- Mediterranean diets are generally considered to be healthy
- The effects of consuming such a diet in conjunction with unhealthy foods was unknown until recently
- Researchers revealed that unhealthy food consumption can lessen the positive effects of a healthy diet
Existing research proves that a Mediterranean diet positively impacts health as it promotes cardiovascular health, and slows down cognitive decline.
Until recently, it was unclear how incorporating unhealthy foods into an otherwise healthy diet affected the average person's health.
Fortunately, researchers at Rush University Medical Center conducted a study aimed at revealing whether the effects of unhealthy foods could offset the possible benefits of a Mediterranean diet on cognitive decline.

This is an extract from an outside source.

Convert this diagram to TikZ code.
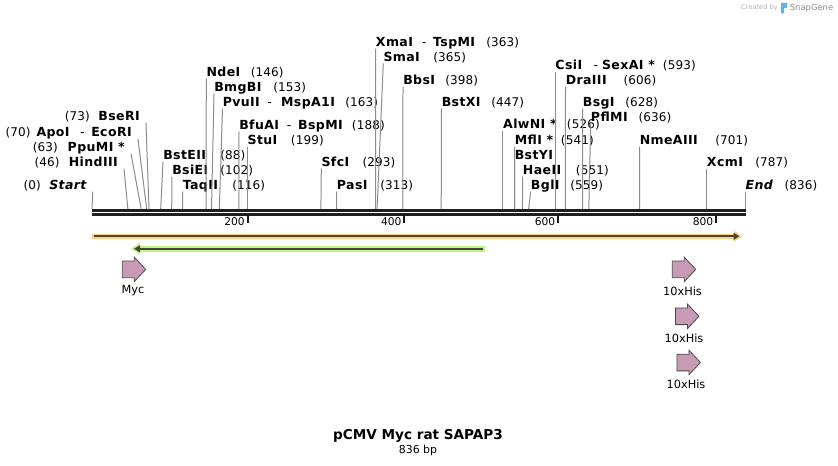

Fruit and veg versus pizza and fries
In order to come to a conclusion, the researchers conducted an observational study that involved looking at data from 5 001 adults who were part of the Chicago Health and Aging Project.
This project assessed the cognitive health of individuals (over the age of 65) between 1993 and 2012, with three-yearly interventions involving completing cognitive tests and assessing the foods they consumed.
The researchers looked at which participants followed more of a Mediterranean diet, which involves eating foods like fish, vegetables, legumes, olive oil, wine in moderation, and potatoes on a daily basis.
They also assessed who ate more of a "Western" diet, including foods like pizza, processed foods, full-fat dairy products and sweets, and assigned diet scores based on participants' diets.
Healthy diets preserve cognitive function
Researchers assessed participants diet scores and cognitive function in order to determine if there was an association, and found that those who closely followed a Mediterranean diet had slower cognitive decline compared to those who followed a typical Western diet.
"Eating a diet that emphasises vegetables, fruit, fish and whole grains may positively affect a person's health," said Professor Puja Agarwal, a nutritional epidemiologist and assistant professor in the Department of Internal Medicine at Rush Medical College.
"But when it is combined with fried food, sweets, refined grains, red meat and processed meat, we observed that the benefits of eating the Mediterranean part of the diet seem to be diminished."
The researchers emphasised that including more green leafy vegetables, olive oil, fish and berries into our diets poses great benefits for our brains and body.
They went on to say that "to benefit from diets such as the Mediterranean diet, or MIND diet, we would have to limit our consumption of processed foods and other unhealthy foods such as fried foods and sweets".